Records with drawing code
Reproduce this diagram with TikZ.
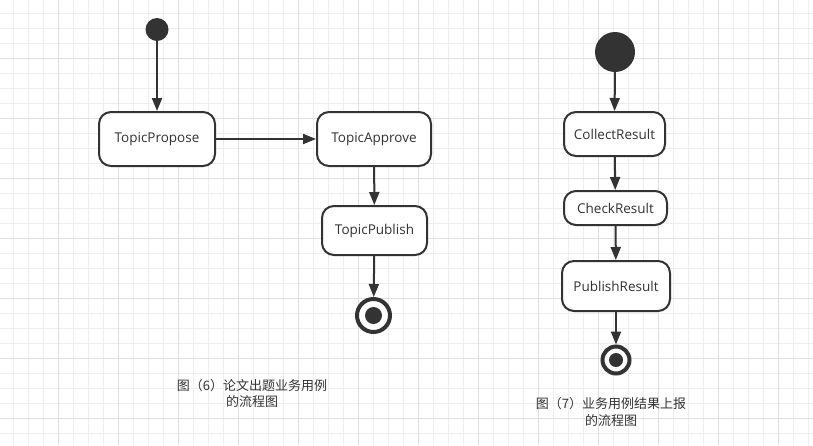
\documentclass[tikz,border=0pt]{standalone}
\usepackage{fontspec}
\setmainfont{Open Sans}
\newfontfamily\cjkfont{Noto Sans CJK SC}
\usetikzlibrary{arrows.meta}
\definecolor{ink}{HTML}{333333}
\definecolor{gridminor}{HTML}{EEEEEE}
\definecolor{gridmajor}{HTML}{E0E0E0}
\tikzset{
  statebox/.style={draw=ink, line width=2pt, fill=white, rounded corners=12pt,
    inner sep=0pt, text=ink, font=\fontsize{13.5}{15}\selectfont},
  initdot/.style={circle, fill=ink, draw=none, inner sep=0pt},
  endring/.style={circle, draw=ink, line width=4pt, fill=white, inner sep=0pt},
  enddot/.style={circle, fill=ink, draw=none, inner sep=0pt},
  flow/.style={draw=ink, line width=2pt, -{Triangle[length=13pt,width=10pt]}},
  caption/.style={align=center, text=ink, font=\cjkfont\fontsize{13}{16.5}\selectfont, inner sep=0pt}
}
\begin{document}
\begin{tikzpicture}[x=1pt,y=-1pt]
\useasboundingbox (0,0) rectangle (813,445);
\fill[white] (0,0) rectangle (813,445);
% grid
\foreach \k in {0,...,53} {\draw[gridminor, line width=0.8pt] ({13+15*\k},0) -- ({13+15*\k},445);}
\foreach \k in {0,...,29} {\draw[gridminor, line width=0.8pt] (0,{13+15*\k}) -- (813,{13+15*\k});}
\foreach \k in {0,...,13} {\draw[gridmajor, line width=0.8pt] ({-2+60*\k},0) -- ({-2+60*\k},445);}
\foreach \k in {0,...,7} {\draw[gridmajor, line width=0.8pt] (0,{-2+60*\k}) -- (813,{-2+60*\k});}

% left diagram
\node[initdot, minimum size=23pt] (i1) at (157,29.5) {};
\node[statebox, minimum width=116pt, minimum height=54pt] (pp) at (157,139) {TopicPropose};
\node[statebox, minimum width=114pt, minimum height=54pt] (ta) at (374,139) {TopicApprove};
\node[statebox, minimum width=105pt, minimum height=49pt] (tp) at (374.5,230.5) {TopicPublish};
\node[endring, minimum size=33pt] (e1) at (373.5,315.5) {};
\node[enddot, minimum size=17pt] (e1d) at (e1.center) {};

\draw[flow] (i1) -- (pp);
\draw[flow] (pp) -- (ta);
\draw[flow] (ta) -- (tp);
\draw[flow] (tp) -- (e1);

% right diagram
\node[initdot, minimum size=40pt] (i2) at (615,52) {};
\node[statebox, minimum width=101pt, minimum height=44pt] (cr) at (614.5,134) {CollectResult};
\node[statebox, minimum width=103pt, minimum height=34pt] (ck) at (615.5,208) {CheckResult};
\node[statebox, minimum width=108pt, minimum height=50pt] (pr) at (616,286) {PublishResult};
\node[endring, minimum size=27pt] (e2) at (616,360) {};
\node[enddot, minimum size=14pt] (e2d) at (e2.center) {};

\draw[flow] (i2) -- (cr);
\draw[flow] (cr) -- (ck);
\draw[flow] (ck) -- (pr);
\draw[flow] (pr) -- (e2);

% captions
\node[caption] (c1) at (252,393.5) {图（6）论文出题业务用例\\的流程图};
\node[caption] (c2) at (611,412) {图（7）业务用例结果上报\\的流程图};
\end{tikzpicture}
\end{document}
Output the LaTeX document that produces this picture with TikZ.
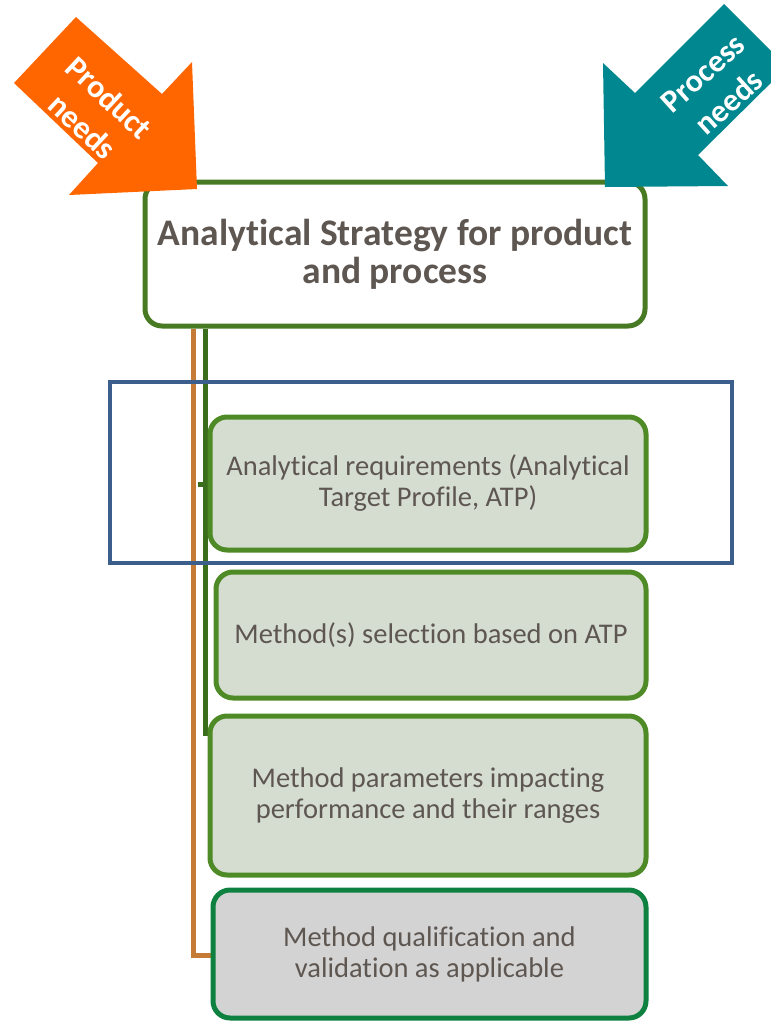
\documentclass[tikz,border=0pt]{standalone}
\usepackage{fontspec}
\setmainfont{Carlito}[Ligatures=NoCommon]
\usetikzlibrary{positioning}
\definecolor{NeedOrange}{HTML}{FF6600}
\definecolor{NeedTeal}{HTML}{00878F}
\definecolor{StratGreen}{HTML}{477A22}
\definecolor{StepGreen}{HTML}{4E8A25}
\definecolor{StepFill}{HTML}{D5DDD1}
\definecolor{QualGreen}{HTML}{0E8040}
\definecolor{QualFill}{HTML}{D3D3D3}
\definecolor{BusOrange}{HTML}{C57A35}
\definecolor{BusGreen}{HTML}{3A6E1C}
\definecolor{FrameBlue}{HTML}{3B5E8C}
\definecolor{TextGrey}{HTML}{5E5651}

\begin{document}
\begin{tikzpicture}[x=1pt,y=-1pt]
    \tikzset{blk/.style={rounded corners=17pt,line width=5pt,draw=StepGreen,fill=StepFill,
      text=TextGrey,align=center,inner sep=0pt,font=\fontsize{28.5}{31}\selectfont},
      need/.style={text=white,align=center,font=\bfseries\fontsize{32}{39}\selectfont},
      bus/.style={line width=5pt}}
    \useasboundingbox (0,0) rectangle (771,1021);

    % strategy box and the four steps
    \node[blk,fill=white,draw=StratGreen,minimum width=500pt,minimum height=144pt,
      font=\bfseries\fontsize{37.5}{38}\selectfont] (strat) at (395,254)
      {Analytical Strategy for product\\and process};
    \coordinate (obus) at (193,0);
    \coordinate (gbus) at (205,0);
    \draw[bus,BusOrange] (obus |- strat.south) -- (obus |- 0,955) -- (213,955);
    \draw[bus,BusGreen] (gbus |- strat.south) -- (gbus |- 0,733) -- (212,733);
    \draw[bus,BusGreen] (198,484) -- (210,484);

    \node[blk,minimum width=436pt,minimum height=133pt] (req) at (428,483.5)
      {Analytical requirements (Analytical\\Target Profile, ATP)};
    \node[blk,minimum width=430pt,minimum height=126pt] (sel) at (431,635)
      {Method(s) selection based on ATP};
    \node[blk,minimum width=436pt,minimum height=159pt] (param) at (428,795.5)
      {Method parameters impacting\\performance and their ranges};
    \node[blk,draw=QualGreen,fill=QualFill,minimum width=433pt,minimum height=128pt] (qual) at (429.5,954)
      {Method qualification and\\validation as applicable};

    % frame round the requirements
    \draw[line width=4pt,FrameBlue] (110,382) rectangle (732,563);

    % the two needs arrows
    \fill[NeedOrange] (76,17) -- (162,94) -- (192,62) -- (197,189) -- (69,195)
      -- (98,163) -- (14,83) -- cycle;
    \node[need,rotate=-43] (prod) at (96,112) {Product\\needs};
    \fill[NeedTeal] (724,4) -- (787,67) -- (698,155) -- (728,186) -- (605,187)
      -- (603,63) -- (635,93) -- cycle;
    \node[need,rotate=42] (proc) at (716,88) {Process\\needs};
\end{tikzpicture}
\end{document}
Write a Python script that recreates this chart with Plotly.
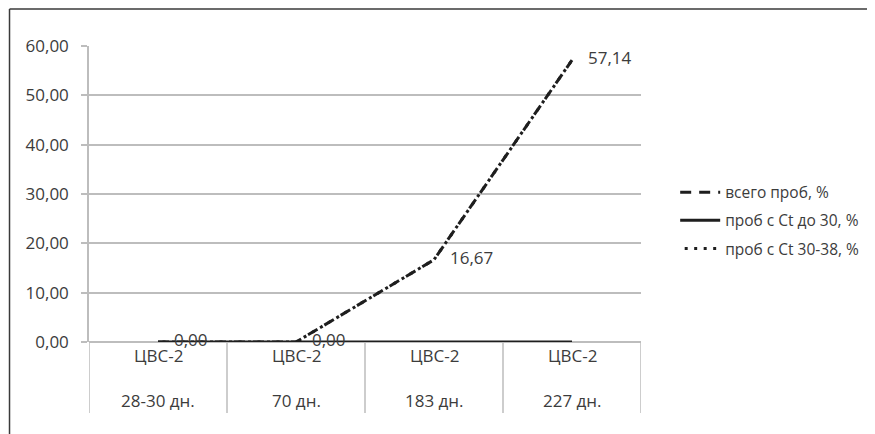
import plotly.graph_objects as go

categories = ["28-30 дн.", "70 дн.", "183 дн.", "227 дн."]
group_labels = ["ЦВС-2", "ЦВС-2", "ЦВС-2", "ЦВС-2"]
total = [0.00, 0.00, 16.67, 57.14]
ct_to_30 = [0.00, 0.00, 0.00, 0.00]
ct_30_38 = [0.00, 0.00, 16.67, 57.14]
series_names = ["всего проб, %", "проб с Ct до 30, %", "проб с Ct 30-38, %"]
label_text = ["0,00", "0,00", "16,67", "57,14"]
y_ticks = [0, 10, 20, 30, 40, 50, 60]

FONT = "Open Sans"
TXT = "#3c3c3c"
LINE = "#1e1e1e"
GRID = "#bdbdbd"
FS = 17

fig = go.Figure()
fig.add_trace(go.Scatter(
    x=categories, y=total, name=series_names[0], mode="lines",
    line=dict(color=LINE, width=3, dash="11px,8px"),
    legendgroup="a", cliponaxis=False,
))
fig.add_trace(go.Scatter(
    x=categories, y=ct_to_30, name=series_names[1], mode="lines",
    line=dict(color=LINE, width=3), legendgroup="b", cliponaxis=False,
))
fig.add_trace(go.Scatter(
    x=categories, y=ct_30_38, name=series_names[2], mode="lines",
    line=dict(color=LINE, width=3, dash="0px,4.5px,3px,2px"),
    legendgroup="c", cliponaxis=False,
))
# data labels for the first series
fig.add_trace(go.Scatter(
    x=categories, y=total, mode="markers+text", showlegend=False,
    marker=dict(size=24, opacity=0), hoverinfo="skip",
    text=label_text, textposition="middle right",
    textfont=dict(family=FONT, size=FS, color=TXT), cliponaxis=False,
))

# category labels (two rows)
for i, (g, c) in enumerate(zip(group_labels, categories)):
    fig.add_annotation(x=i, y=-0.044, xref="x", yref="paper", text=g,
                       showarrow=False, yanchor="middle",
                       font=dict(family=FONT, size=FS, color=TXT))
    fig.add_annotation(x=i, y=-0.199, xref="x", yref="paper", text=c,
                       showarrow=False, yanchor="middle",
                       font=dict(family=FONT, size=FS, color=TXT))

# category dividers
for k in range(len(categories) + 1):
    fig.add_shape(type="line", xref="x", yref="paper",
                  x0=k - 0.5, x1=k - 0.5, y0=0, y1=-0.24,
                  line=dict(color=GRID, width=1.5))

# outer frame (left and top edges visible)
fig.add_shape(type="line", xref="paper", yref="paper",
              x0=-0.144, x1=1.5, y0=1.125, y1=1.125,
              line=dict(color="#3a3a3a", width=1.5))
fig.add_shape(type="line", xref="paper", yref="paper",
              x0=-0.144, x1=-0.144, y0=1.125, y1=-0.5,
              line=dict(color="#3a3a3a", width=1.5))

fig.update_layout(
    width=867, height=426,
    margin=dict(l=81, r=233, t=38, b=92),
    paper_bgcolor="white", plot_bgcolor="white",
    separators=", ",
    font=dict(family=FONT, size=FS, color=TXT),
    showlegend=True,
    legend=dict(x=1.06, xanchor="left", y=0.41, yanchor="middle",
                traceorder="grouped", tracegroupgap=5, itemwidth=40,
                font=dict(family=FONT, size=15.5, color=TXT),
                bgcolor="rgba(0,0,0,0)"),
    xaxis=dict(range=[-0.5, 3.5], showticklabels=False, showgrid=False,
               zeroline=False, showline=False, ticks=""),
    yaxis=dict(range=[0, 60], tickvals=y_ticks, tickformat=".2f",
               showgrid=True, gridcolor=GRID, gridwidth=1.5,
               zeroline=True, zerolinecolor=GRID, zerolinewidth=1.5,
               showline=True, linecolor=GRID, linewidth=1.5,
               ticks="outside", ticklen=6, tickcolor=GRID, tickwidth=1.5,
               ticklabelstandoff=9,
               tickfont=dict(family=FONT, size=FS, color=TXT)),
)

fig.write_html("out.html")
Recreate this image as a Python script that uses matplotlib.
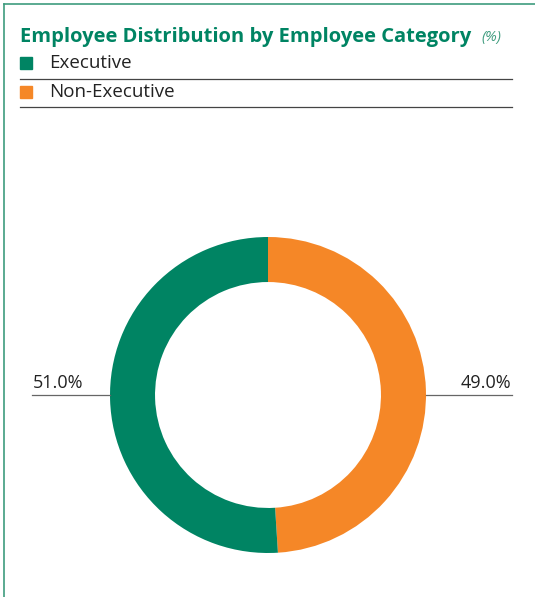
import matplotlib.pyplot as plt
from matplotlib.lines import Line2D
from matplotlib.patches import Rectangle

categories = ["Executive", "Non-Executive"]
shares = [51.0, 49.0]
colors = ["#008463", "#F58727"]
title = "Employee Distribution by Employee Category"
unit = "(%)"

W, H = 535, 597
fig = plt.figure(figsize=(W / 100, H / 100), dpi=100)
fig.patch.set_facecolor("white")

def fx(px):
    return px / W

def fy(py):
    return 1 - py / H

frame_col = "#3E9C7E"
fig.add_artist(Line2D([fx(4), fx(535)], [fy(4), fy(4)], color=frame_col, lw=1.2))
fig.add_artist(Line2D([fx(4), fx(4)], [fy(4), fy(597)], color=frame_col, lw=1.2))

font = ["Open Sans", "DejaVu Sans"]
fig.text(fx(20), fy(37), title, fontsize=14.5, fontweight="bold",
         color="#008463", family=font, va="center", ha="left")
fig.text(fx(481), fy(38), unit, fontsize=10.5, style="italic",
         color="#3E9C7E", family=font, va="center", ha="left")

# legend rows
row_y = [63, 92]
rule_y = [79, 107]
for cat, col, y, ry in zip(categories, colors, row_y, rule_y):
    fig.add_artist(Rectangle((fx(20), fy(y + 6)), fx(12), 12 / H,
                             color=col, transform=fig.transFigure))
    fig.text(fx(49), fy(y), cat, fontsize=13.5, color="#222222",
             family=font, va="center", ha="left")
    fig.add_artist(Line2D([fx(20), fx(512)], [fy(ry), fy(ry)],
                          color="#444444", lw=0.9))

# donut
cx, cy, r = 268, 395, 158
ax = fig.add_axes([fx(cx - r), fy(cy + r), 2 * r / W, 2 * r / H])
# draw clockwise from the top, Non-Executive first
ax.pie(shares[::-1], colors=colors[::-1], startangle=90, counterclock=False,
       radius=1.0, wedgeprops=dict(width=0.285, edgecolor="none"))
ax.set_xlim(-1, 1)
ax.set_ylim(-1, 1)
ax.set_aspect("auto")
ax.axis("off")

# value labels with leader rules
lab_col = "#666666"
fig.add_artist(Line2D([fx(32), fx(cx - r)], [fy(cy), fy(cy)], color=lab_col, lw=0.9))
fig.add_artist(Line2D([fx(cx + r), fx(512)], [fy(cy), fy(cy)], color=lab_col, lw=0.9))
fig.text(fx(33), fy(383), f"{shares[0]:.1f}%", fontsize=13, color="#222222",
         family=font, va="center", ha="left")
fig.text(fx(511), fy(383), f"{shares[1]:.1f}%", fontsize=13, color="#222222",
         family=font, va="center", ha="right")

fig.savefig("out.png", dpi=100, facecolor="white")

Exercise description:
Copy, word for word, the entries above from the first line to the line that holds "minimum size=17pt] (e1d)". Drop the pictures.

Result for this exercise:
Reproduce this diagram with TikZ.
\documentclass[tikz,border=0pt]{standalone}
\usepackage{fontspec}
\setmainfont{Open Sans}
\newfontfamily\cjkfont{Noto Sans CJK SC}
\usetikzlibrary{arrows.meta}
\definecolor{ink}{HTML}{333333}
\definecolor{gridminor}{HTML}{EEEEEE}
\definecolor{gridmajor}{HTML}{E0E0E0}
\tikzset{
  statebox/.style={draw=ink, line width=2pt, fill=white, rounded corners=12pt,
    inner sep=0pt, text=ink, font=\fontsize{13.5}{15}\selectfont},
  initdot/.style={circle, fill=ink, draw=none, inner sep=0pt},
  endring/.style={circle, draw=ink, line width=4pt, fill=white, inner sep=0pt},
  enddot/.style={circle, fill=ink, draw=none, inner sep=0pt},
  flow/.style={draw=ink, line width=2pt, -{Triangle[length=13pt,width=10pt]}},
  caption/.style={align=center, text=ink, font=\cjkfont\fontsize{13}{16.5}\selectfont, inner sep=0pt}
}
\begin{document}
\begin{tikzpicture}[x=1pt,y=-1pt]
\useasboundingbox (0,0) rectangle (813,445);
\fill[white] (0,0) rectangle (813,445);
% grid
\foreach \k in {0,...,53} {\draw[gridminor, line width=0.8pt] ({13+15*\k},0) -- ({13+15*\k},445);}
\foreach \k in {0,...,29} {\draw[gridminor, line width=0.8pt] (0,{13+15*\k}) -- (813,{13+15*\k});}
\foreach \k in {0,...,13} {\draw[gridmajor, line width=0.8pt] ({-2+60*\k},0) -- ({-2+60*\k},445);}
\foreach \k in {0,...,7} {\draw[gridmajor, line width=0.8pt] (0,{-2+60*\k}) -- (813,{-2+60*\k});}

% left diagram
\node[initdot, minimum size=23pt] (i1) at (157,29.5) {};
\node[statebox, minimum width=116pt, minimum height=54pt] (pp) at (157,139) {TopicPropose};
\node[statebox, minimum width=114pt, minimum height=54pt] (ta) at (374,139) {TopicApprove};
\node[statebox, minimum width=105pt, minimum height=49pt] (tp) at (374.5,230.5) {TopicPublish};
\node[endring, minimum size=33pt] (e1) at (373.5,315.5) {};
\node[enddot, minimum size=17pt] (e1d) at (e1.center) {};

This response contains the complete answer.